Without father or mother, without genealogy, without beginning of days or end of life, resembling the Son of God, he remains a priest forever.
As we work through Hebrews 7 we are going to find a repeated emphasis on the eternal Priesthood of Jesus. I don’t believe the writer is arguing that Melchizedek actually was eternal. The point is that he appears on the pages of Scripture as being ”without genealogy”, so he seems’ to be without beginning or end.

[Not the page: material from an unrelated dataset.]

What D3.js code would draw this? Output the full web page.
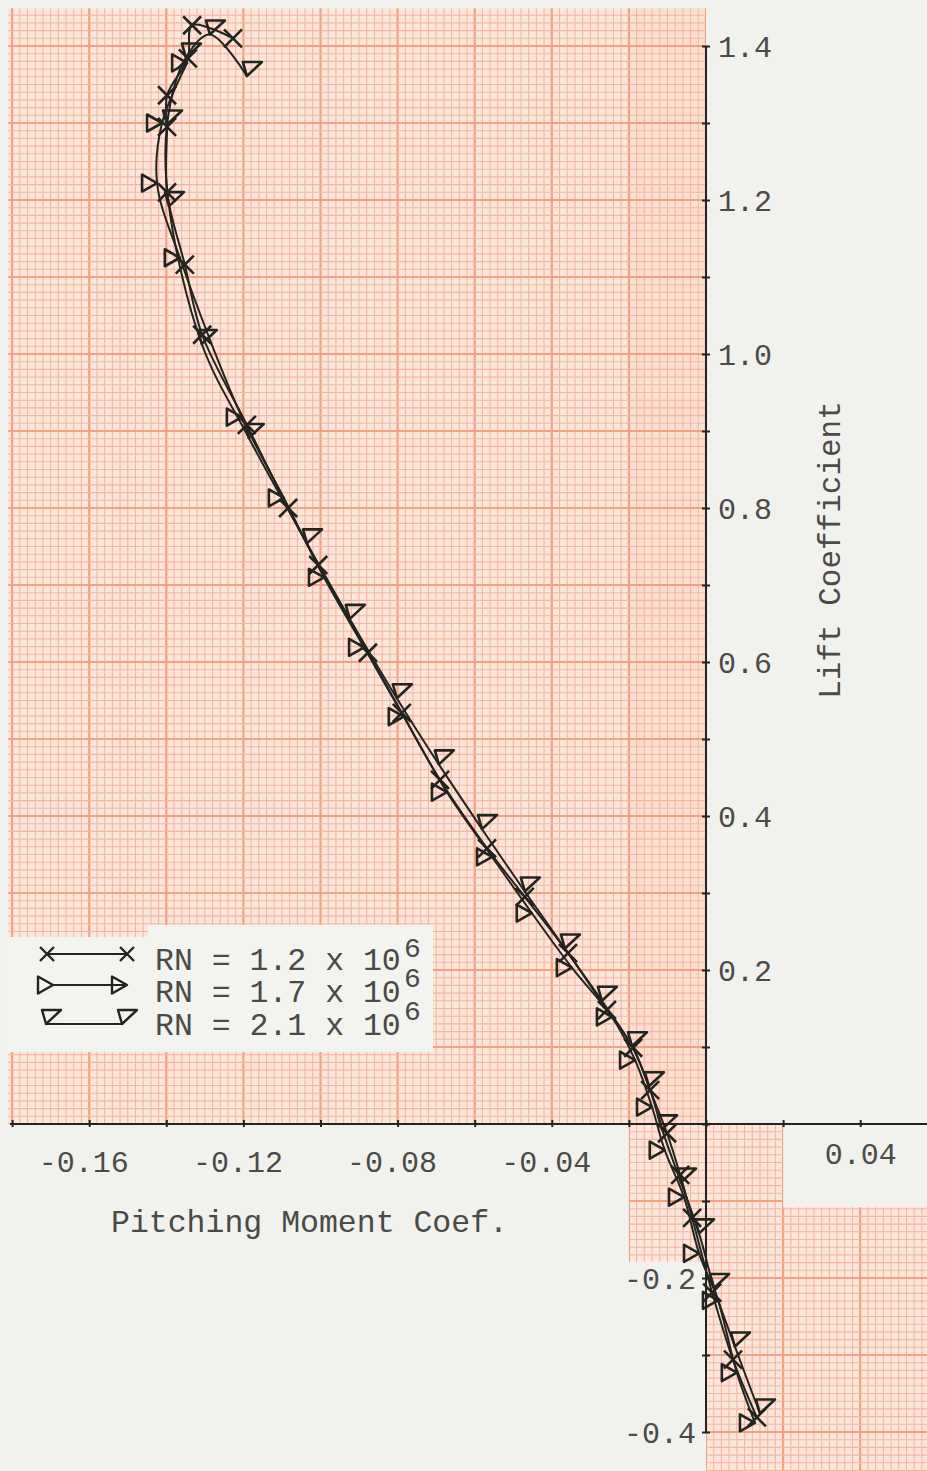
<!DOCTYPE html>
<html>
<head>
<meta charset="utf-8">
<script src="https://cdn.jsdelivr.net/npm/d3@7"></script>
<style>
  body { margin: 0; background: #f1f1ee; }
  svg { display: block; }
</style>
</head>
<body>
<svg width="927" height="1471"></svg>
<script>
// pitching moment coef (x) and lift coefficient (y), ordered low alpha -> high alpha
var rn12Cm = [0.0132, 0.0070, 0.0016, -0.0036, -0.0067, -0.0101, -0.0145, -0.0189, -0.0257, -0.0358, -0.0470, -0.0568, -0.0690, -0.0789, -0.0877, -0.1006, -0.1084, -0.1191, -0.1307, -0.1352, -0.1398, -0.1398, -0.1398, -0.1344, -0.1333, -0.1227];
var rn12Cl = [-0.381, -0.306, -0.219, -0.122, -0.066, -0.012, 0.044, 0.099, 0.148, 0.222, 0.295, 0.358, 0.447, 0.534, 0.612, 0.726, 0.800, 0.908, 1.025, 1.116, 1.210, 1.295, 1.336, 1.384, 1.427, 1.410];

var rn17Cm = [0.0127, 0.0080, 0.0031, -0.0018, -0.0057, -0.0107, -0.0140, -0.0184, -0.0244, -0.0348, -0.0452, -0.0555, -0.0672, -0.0784, -0.0887, -0.0991, -0.1095, -0.1204, -0.1365, -0.1424, -0.1411, -0.1346];
var rn17Cl = [-0.388, -0.323, -0.229, -0.168, -0.095, -0.034, 0.022, 0.083, 0.139, 0.203, 0.274, 0.347, 0.431, 0.529, 0.619, 0.710, 0.813, 0.918, 1.125, 1.222, 1.300, 1.378];

var rn21Cm = [0.0140, 0.0075, 0.0021, -0.0018, -0.0065, -0.0114, -0.0148, -0.0192, -0.0270, -0.0366, -0.0470, -0.0581, -0.0693, -0.0802, -0.0924, -0.1035, -0.1186, -0.1308, -0.1393, -0.1398, -0.1349, -0.1287, -0.1191];
var rn21Cl = [-0.376, -0.289, -0.213, -0.142, -0.076, -0.007, 0.049, 0.101, 0.160, 0.228, 0.302, 0.383, 0.467, 0.553, 0.656, 0.754, 0.891, 1.013, 1.192, 1.298, 1.385, 1.415, 1.361];

var xTicks = [-0.18, -0.16, -0.14, -0.12, -0.10, -0.08, -0.06, -0.04, -0.02, 0, 0.02, 0.04];
var xLabels = [-0.16, -0.12, -0.08, -0.04, 0.04];
var yTicks = [-0.4, -0.3, -0.2, -0.1, 0, 0.1, 0.2, 0.3, 0.4, 0.5, 0.6, 0.7, 0.8, 0.9, 1.0, 1.1, 1.2, 1.3, 1.4];
var yLabels = [1.4, 1.2, 1.0, 0.8, 0.6, 0.4, 0.2, -0.2, -0.4];
var legendText = ["RN = 1.2 x 10", "RN = 1.7 x 10", "RN = 2.1 x 10"];

var svg = d3.select("svg"),
    width = +svg.attr("width"),
    height = +svg.attr("height");

var ink = "#24241f",
    textCol = "#4a4a46",
    font = "'Liberation Mono', 'DejaVu Sans Mono', monospace";

var x = d3.scaleLinear().domain([-0.18, 0.06]).range([706 - 0.18 * 3855, 706 + 0.06 * 3855]);
var y = d3.scaleLinear().domain([-0.45, 1.45]).range([1124 + 0.45 * 770, 1124 - 1.45 * 770]);

// graph paper pieces (what's left on the scan)
var paper = [
  [-0.181, 0, 0, 1.449],
  [-0.02, 0, -0.179, 0],
  [0, 0.02, -0.46, 0],
  [0.02, 0.062, -0.46, -0.108]
];

var clip = svg.append("defs").append("clipPath").attr("id", "paper");
clip.selectAll("rect")
    .data(paper)
  .enter().append("rect")
    .attr("x", function(d) { return x(d[0]); })
    .attr("y", function(d) { return y(d[3]); })
    .attr("width", function(d) { return x(d[1]) - x(d[0]); })
    .attr("height", function(d) { return y(d[2]) - y(d[3]); });

var grid = svg.append("g").attr("clip-path", "url(#paper)");

grid.append("rect")
    .attr("width", width).attr("height", height)
    .attr("fill", "#fce6dc");

// slightly darker column next to the axis
grid.append("rect")
    .attr("x", x(-0.02)).attr("y", 0)
    .attr("width", x(0) - x(-0.02)).attr("height", y(0))
    .attr("fill", "#f08a68").attr("opacity", 0.07);

var vi = d3.range(-91, 32),
    hi = d3.range(-46, 146);

grid.selectAll("line.v")
    .data(vi)
  .enter().append("line")
    .attr("class", "v")
    .attr("x1", function(i) { return x(i * 0.002); })
    .attr("x2", function(i) { return x(i * 0.002); })
    .attr("y1", 0).attr("y2", height)
    .attr("stroke", function(i) { return i % 10 == 0 ? "#f2a181" : "#f5b69e"; })
    .attr("stroke-width", function(i) { return i % 10 == 0 ? 2.2 : 1.1; });

grid.selectAll("line.h")
    .data(hi)
  .enter().append("line")
    .attr("class", "h")
    .attr("y1", function(i) { return y(i * 0.01); })
    .attr("y2", function(i) { return y(i * 0.01); })
    .attr("x1", 0).attr("x2", width)
    .attr("stroke", function(i) { return i % 10 == 0 ? "#f2a181" : "#f5b69e"; })
    .attr("stroke-width", function(i) { return i % 10 == 0 ? 2.2 : 1.1; });

// legend box (white patch over the paper)
svg.append("rect").attr("x", 8).attr("y", 937).attr("width", 425).attr("height", 115).attr("fill", "#f3f3f0");
svg.append("rect").attr("x", 148).attr("y", 925).attr("width", 285).attr("height", 14).attr("fill", "#f3f3f0");

// axes
var fmt2 = function(d) { return (d < 0 ? "-" : "") + Math.abs(d).toFixed(2); };
var fmt1 = function(d) { return (d < 0 ? "-" : "") + Math.abs(d).toFixed(1); };

var xAxis = svg.append("g")
    .attr("transform", "translate(0," + y(0) + ")")
    .call(d3.axisBottom(x)
      .tickValues(xTicks)
      .tickSize(4)
      .tickFormat(function(d) { return xLabels.indexOf(d) >= 0 ? fmt2(d) : ""; }));

xAxis.select(".domain").remove();
xAxis.append("line").attr("x1", 10).attr("x2", width).attr("stroke", ink).attr("stroke-width", 2);
xAxis.selectAll(".tick line").attr("y1", -4).attr("y2", 3).attr("stroke", ink).attr("stroke-width", 2);
xAxis.selectAll(".tick text")
    .attr("x", function(d) { return d < 0 ? -6 : 0; })
    .attr("y", function(d) { return d > 0 ? 40 : 48; })
    .attr("dy", 0)
    .attr("fill", textCol)
    .style("font-family", font)
    .style("font-size", "30px");

var yAxis = svg.append("g")
    .attr("transform", "translate(" + x(0) + ",0)")
    .call(d3.axisRight(y)
      .tickValues(yTicks)
      .tickSize(4)
      .tickFormat(function(d) { return yLabels.indexOf(d) >= 0 ? fmt1(d) : ""; }));

yAxis.select(".domain").remove();
yAxis.append("line").attr("y1", y(1.4)).attr("y2", y(-0.4)).attr("stroke", ink).attr("stroke-width", 2);
yAxis.selectAll(".tick line").attr("x1", -4).attr("x2", 4).attr("stroke", ink).attr("stroke-width", 2);
yAxis.selectAll(".tick text")
    .attr("x", function(d) { return d < 0 ? -10 : 12; })
    .attr("text-anchor", function(d) { return d < 0 ? "end" : "start"; })
    .attr("dy", "0.35em")
    .attr("fill", textCol)
    .style("font-family", font)
    .style("font-size", "30px");

svg.append("text")
    .attr("x", 111).attr("y", 1232)
    .attr("fill", textCol)
    .style("font-family", font).style("font-size", "31.5px")
    .text("Pitching Moment Coef.");

svg.append("text")
    .attr("transform", "translate(840,550) rotate(-90)")
    .attr("text-anchor", "middle")
    .attr("fill", textCol)
    .style("font-family", font).style("font-size", "31px")
    .text("Lift Coefficient");

// curves + markers
function pts(cm, cl) { return cm.map(function(d, i) { return [d, cl[i]]; }); }

var series = [
  { data: pts(rn12Cm, rn12Cl), mark: "M-9,-9L9,9M-9,9L9,-9" },
  { data: pts(rn17Cm, rn17Cl), mark: "M-15,-8.5L-15,8.5L0,0Z" },
  { data: pts(rn21Cm, rn21Cl), mark: "M-4,-14L15,-14L0,0Z" }
];

var line = d3.line()
    .x(function(d) { return x(d[0]); })
    .y(function(d) { return y(d[1]); })
    .curve(d3.curveCatmullRom.alpha(0.5));

var plot = svg.append("g");

series.forEach(function(s) {
  plot.append("path")
      .attr("d", line(s.data))
      .attr("fill", "none")
      .attr("stroke", ink)
      .attr("stroke-width", 2);

  plot.selectAll(null)
      .data(s.data)
    .enter().append("path")
      .attr("transform", function(d) { return "translate(" + x(d[0]) + "," + y(d[1]) + ")"; })
      .attr("d", s.mark)
      .attr("fill", "none")
      .attr("stroke", ink)
      .attr("stroke-width", 2.6)
      .attr("stroke-linejoin", "round");
});

// legend
var legRows = [
  { y: 954, ends: [47, 127], mark: "M-7,-7L7,7M-7,7L7,-7" },
  { y: 985, ends: [53, 127], mark: series[1].mark },
  { y: 1024, ends: [46, 122], mark: series[2].mark }
];

var leg = svg.append("g");
legRows.forEach(function(r, i) {
  leg.append("line")
      .attr("x1", r.ends[0]).attr("x2", r.ends[1])
      .attr("y1", r.y).attr("y2", r.y)
      .attr("stroke", ink).attr("stroke-width", 2);
  r.ends.forEach(function(ex) {
    leg.append("path")
        .attr("transform", "translate(" + ex + "," + r.y + ")")
        .attr("d", r.mark)
        .attr("fill", "none").attr("stroke", ink)
        .attr("stroke-width", 2.4).attr("stroke-linejoin", "round");
  });
  leg.append("text")
      .attr("x", 155).attr("y", [970, 1002, 1035][i])
      .attr("fill", textCol)
      .style("font-family", font).style("font-size", "31.5px")
      .text(legendText[i]);
  leg.append("text")
      .attr("x", 404).attr("y", [957, 987, 1020][i])
      .attr("fill", textCol)
      .style("font-family", font).style("font-size", "28px")
      .text("6");
});
</script>
</body>
</html>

Raymond Brown helpfully comments:
”He makes special mention of the fact that in Genesis we are given no ancestral details when Melchizedek’s name is mentioned, a little surprising in view of the numerous genealogies found in that book. The author does not wish for a moment to imply that because Melchizedek’s human parents are not mentioned they did not exist. The main point here is that In Scripture nothing is said of these things. So ‘in the silences as well as in the statements’ Melchizedek is ‘a fitting type of Christ’ (Bruce). This priest-king is in this sense timeless and as such he resembles the Son of God who continues a priest for ever…It is not Jesus who resembles Melchizedek, but Melchizedek who resembles the Lord Jesus. ‘Melchizedek was thus the facsimile of which Christ is the reality (Hawthorne).” (‘Christ above all’, p. 129).